Return, word for word, the lines from the line holding "Emit a component" through the line holding "const BLUE = '#2e5b7e';". Include both end lines and no others.
□ □ □ □ □
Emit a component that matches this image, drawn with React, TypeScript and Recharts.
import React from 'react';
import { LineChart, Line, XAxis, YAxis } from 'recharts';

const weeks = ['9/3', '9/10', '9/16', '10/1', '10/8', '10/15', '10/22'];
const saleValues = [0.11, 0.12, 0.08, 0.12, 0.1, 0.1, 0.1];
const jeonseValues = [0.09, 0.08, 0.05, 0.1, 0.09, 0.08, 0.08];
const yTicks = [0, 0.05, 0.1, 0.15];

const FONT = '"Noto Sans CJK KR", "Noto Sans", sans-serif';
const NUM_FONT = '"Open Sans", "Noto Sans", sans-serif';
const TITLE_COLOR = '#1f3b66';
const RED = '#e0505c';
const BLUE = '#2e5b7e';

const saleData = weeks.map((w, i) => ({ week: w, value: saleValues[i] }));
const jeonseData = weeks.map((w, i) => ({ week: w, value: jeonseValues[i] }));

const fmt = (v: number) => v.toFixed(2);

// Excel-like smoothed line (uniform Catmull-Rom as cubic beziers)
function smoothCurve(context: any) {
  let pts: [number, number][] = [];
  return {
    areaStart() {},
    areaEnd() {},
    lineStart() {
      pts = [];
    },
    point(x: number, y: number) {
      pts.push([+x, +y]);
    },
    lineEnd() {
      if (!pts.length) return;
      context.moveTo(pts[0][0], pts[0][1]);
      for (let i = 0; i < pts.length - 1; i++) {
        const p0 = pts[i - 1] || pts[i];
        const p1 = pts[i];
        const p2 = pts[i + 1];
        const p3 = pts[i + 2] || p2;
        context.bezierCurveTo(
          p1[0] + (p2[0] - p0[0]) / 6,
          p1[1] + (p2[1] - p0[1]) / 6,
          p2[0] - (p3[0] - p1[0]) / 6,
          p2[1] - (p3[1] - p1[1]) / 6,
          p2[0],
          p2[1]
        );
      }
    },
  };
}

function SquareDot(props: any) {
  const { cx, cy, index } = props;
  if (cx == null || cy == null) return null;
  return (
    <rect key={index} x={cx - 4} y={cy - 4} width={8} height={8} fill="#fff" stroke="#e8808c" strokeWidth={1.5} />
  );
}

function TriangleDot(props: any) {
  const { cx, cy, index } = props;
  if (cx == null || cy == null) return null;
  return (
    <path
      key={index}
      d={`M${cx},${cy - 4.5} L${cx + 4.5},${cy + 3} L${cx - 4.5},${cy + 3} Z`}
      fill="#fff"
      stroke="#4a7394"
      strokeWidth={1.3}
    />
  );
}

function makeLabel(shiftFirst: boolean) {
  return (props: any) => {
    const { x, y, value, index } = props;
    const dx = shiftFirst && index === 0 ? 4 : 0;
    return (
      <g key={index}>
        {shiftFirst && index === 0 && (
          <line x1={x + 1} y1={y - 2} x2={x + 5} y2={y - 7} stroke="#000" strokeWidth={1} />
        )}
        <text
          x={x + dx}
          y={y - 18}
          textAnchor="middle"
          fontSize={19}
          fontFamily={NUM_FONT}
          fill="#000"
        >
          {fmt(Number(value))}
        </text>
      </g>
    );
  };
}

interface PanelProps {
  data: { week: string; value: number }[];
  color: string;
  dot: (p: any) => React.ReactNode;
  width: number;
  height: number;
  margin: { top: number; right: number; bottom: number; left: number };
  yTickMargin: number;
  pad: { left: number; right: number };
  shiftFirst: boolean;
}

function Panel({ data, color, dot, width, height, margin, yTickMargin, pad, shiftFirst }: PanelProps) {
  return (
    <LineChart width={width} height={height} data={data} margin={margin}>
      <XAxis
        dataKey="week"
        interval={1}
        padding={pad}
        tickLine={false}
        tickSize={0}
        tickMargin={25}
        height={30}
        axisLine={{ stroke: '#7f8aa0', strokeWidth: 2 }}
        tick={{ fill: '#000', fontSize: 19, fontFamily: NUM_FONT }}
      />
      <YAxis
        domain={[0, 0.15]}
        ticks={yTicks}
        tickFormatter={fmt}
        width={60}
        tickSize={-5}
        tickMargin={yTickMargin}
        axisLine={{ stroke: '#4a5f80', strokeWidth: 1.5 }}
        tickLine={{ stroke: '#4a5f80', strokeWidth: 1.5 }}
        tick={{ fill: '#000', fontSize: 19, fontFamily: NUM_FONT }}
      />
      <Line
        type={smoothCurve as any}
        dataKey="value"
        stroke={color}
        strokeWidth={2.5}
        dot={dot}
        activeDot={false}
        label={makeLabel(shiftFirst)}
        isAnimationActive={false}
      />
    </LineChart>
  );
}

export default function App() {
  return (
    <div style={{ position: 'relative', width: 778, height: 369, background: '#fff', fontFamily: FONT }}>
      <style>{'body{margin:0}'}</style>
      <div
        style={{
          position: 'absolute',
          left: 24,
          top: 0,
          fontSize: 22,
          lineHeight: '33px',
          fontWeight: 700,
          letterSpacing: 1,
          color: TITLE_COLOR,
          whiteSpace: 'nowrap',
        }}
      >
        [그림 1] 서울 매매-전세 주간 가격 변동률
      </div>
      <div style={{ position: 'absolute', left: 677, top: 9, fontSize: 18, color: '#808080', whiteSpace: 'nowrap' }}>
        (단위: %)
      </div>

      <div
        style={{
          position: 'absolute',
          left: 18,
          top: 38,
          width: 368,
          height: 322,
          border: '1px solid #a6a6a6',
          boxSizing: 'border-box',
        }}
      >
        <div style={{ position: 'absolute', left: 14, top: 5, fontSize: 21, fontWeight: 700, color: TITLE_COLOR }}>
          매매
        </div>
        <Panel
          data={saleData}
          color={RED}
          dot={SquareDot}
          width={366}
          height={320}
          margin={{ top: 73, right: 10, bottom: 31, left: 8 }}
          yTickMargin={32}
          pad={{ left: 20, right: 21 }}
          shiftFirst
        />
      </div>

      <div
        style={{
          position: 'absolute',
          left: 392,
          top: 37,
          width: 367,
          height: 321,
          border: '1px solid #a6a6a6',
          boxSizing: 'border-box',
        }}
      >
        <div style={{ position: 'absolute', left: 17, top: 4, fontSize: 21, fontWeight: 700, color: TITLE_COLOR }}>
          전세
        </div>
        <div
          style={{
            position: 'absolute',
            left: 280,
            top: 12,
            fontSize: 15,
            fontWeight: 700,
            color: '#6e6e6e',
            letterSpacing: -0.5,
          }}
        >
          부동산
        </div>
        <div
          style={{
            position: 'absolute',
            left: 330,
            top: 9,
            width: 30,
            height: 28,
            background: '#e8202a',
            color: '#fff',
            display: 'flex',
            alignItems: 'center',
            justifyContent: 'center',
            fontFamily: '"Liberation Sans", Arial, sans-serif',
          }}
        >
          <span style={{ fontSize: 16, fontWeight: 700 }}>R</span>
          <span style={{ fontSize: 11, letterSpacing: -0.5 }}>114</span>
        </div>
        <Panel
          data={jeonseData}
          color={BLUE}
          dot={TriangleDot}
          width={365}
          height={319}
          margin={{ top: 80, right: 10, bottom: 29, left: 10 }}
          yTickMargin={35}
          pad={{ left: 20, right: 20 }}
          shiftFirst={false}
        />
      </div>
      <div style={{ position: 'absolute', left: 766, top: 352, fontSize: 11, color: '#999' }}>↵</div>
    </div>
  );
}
□ □ □ □ □
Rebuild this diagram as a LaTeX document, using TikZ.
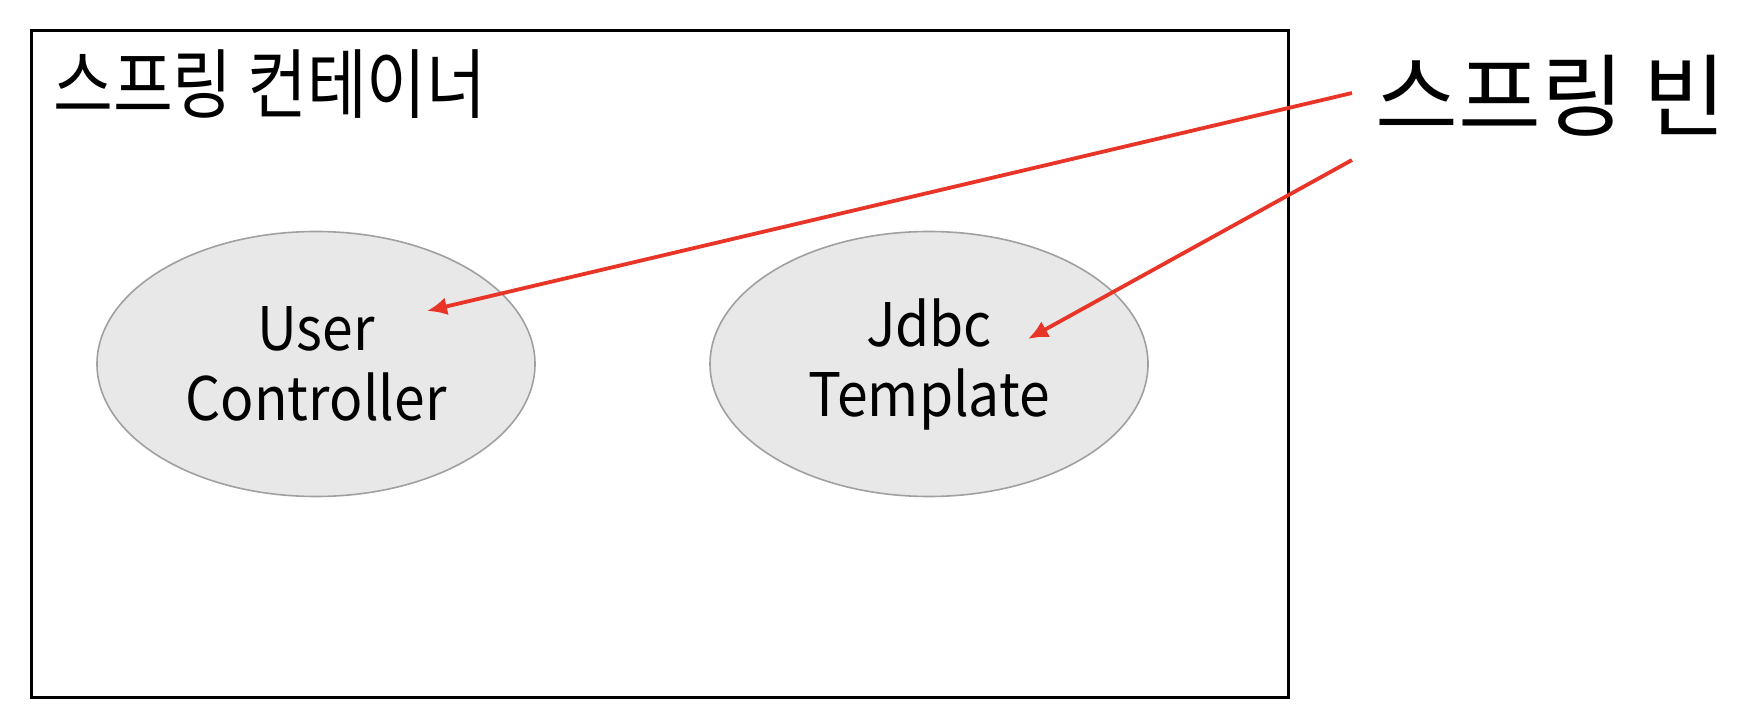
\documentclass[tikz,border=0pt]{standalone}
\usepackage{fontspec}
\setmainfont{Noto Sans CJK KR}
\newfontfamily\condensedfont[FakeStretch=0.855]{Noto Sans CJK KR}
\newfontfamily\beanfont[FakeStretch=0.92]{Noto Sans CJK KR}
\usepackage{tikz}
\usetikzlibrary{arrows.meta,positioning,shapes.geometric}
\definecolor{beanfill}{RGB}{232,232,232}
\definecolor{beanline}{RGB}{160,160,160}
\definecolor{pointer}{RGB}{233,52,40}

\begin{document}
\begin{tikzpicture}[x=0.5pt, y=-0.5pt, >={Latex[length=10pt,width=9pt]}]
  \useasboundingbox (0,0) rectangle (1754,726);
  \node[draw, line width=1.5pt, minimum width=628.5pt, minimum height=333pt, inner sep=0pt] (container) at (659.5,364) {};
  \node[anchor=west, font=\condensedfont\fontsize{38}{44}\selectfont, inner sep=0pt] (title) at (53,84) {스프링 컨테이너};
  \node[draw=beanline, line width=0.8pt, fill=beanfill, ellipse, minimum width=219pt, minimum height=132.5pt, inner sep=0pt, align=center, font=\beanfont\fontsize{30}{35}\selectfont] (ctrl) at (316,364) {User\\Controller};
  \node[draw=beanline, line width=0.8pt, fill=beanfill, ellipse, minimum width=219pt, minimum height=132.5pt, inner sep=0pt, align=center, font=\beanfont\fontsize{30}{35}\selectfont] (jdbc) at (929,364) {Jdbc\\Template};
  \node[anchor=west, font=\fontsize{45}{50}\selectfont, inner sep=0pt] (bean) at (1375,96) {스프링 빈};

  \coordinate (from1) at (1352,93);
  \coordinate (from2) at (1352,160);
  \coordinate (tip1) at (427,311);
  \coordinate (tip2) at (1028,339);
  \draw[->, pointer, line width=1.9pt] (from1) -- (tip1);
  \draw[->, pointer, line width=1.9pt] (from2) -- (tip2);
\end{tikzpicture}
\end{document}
□ □ □ □ □
*The completed task:*
Emit a component that matches this image, drawn with React, TypeScript and Recharts.
import React from 'react';
import { LineChart, Line, XAxis, YAxis } from 'recharts';

const weeks = ['9/3', '9/10', '9/16', '10/1', '10/8', '10/15', '10/22'];
const saleValues = [0.11, 0.12, 0.08, 0.12, 0.1, 0.1, 0.1];
const jeonseValues = [0.09, 0.08, 0.05, 0.1, 0.09, 0.08, 0.08];
const yTicks = [0, 0.05, 0.1, 0.15];

const FONT = '"Noto Sans CJK KR", "Noto Sans", sans-serif';
const NUM_FONT = '"Open Sans", "Noto Sans", sans-serif';
const TITLE_COLOR = '#1f3b66';
const RED = '#e0505c';
const BLUE = '#2e5b7e';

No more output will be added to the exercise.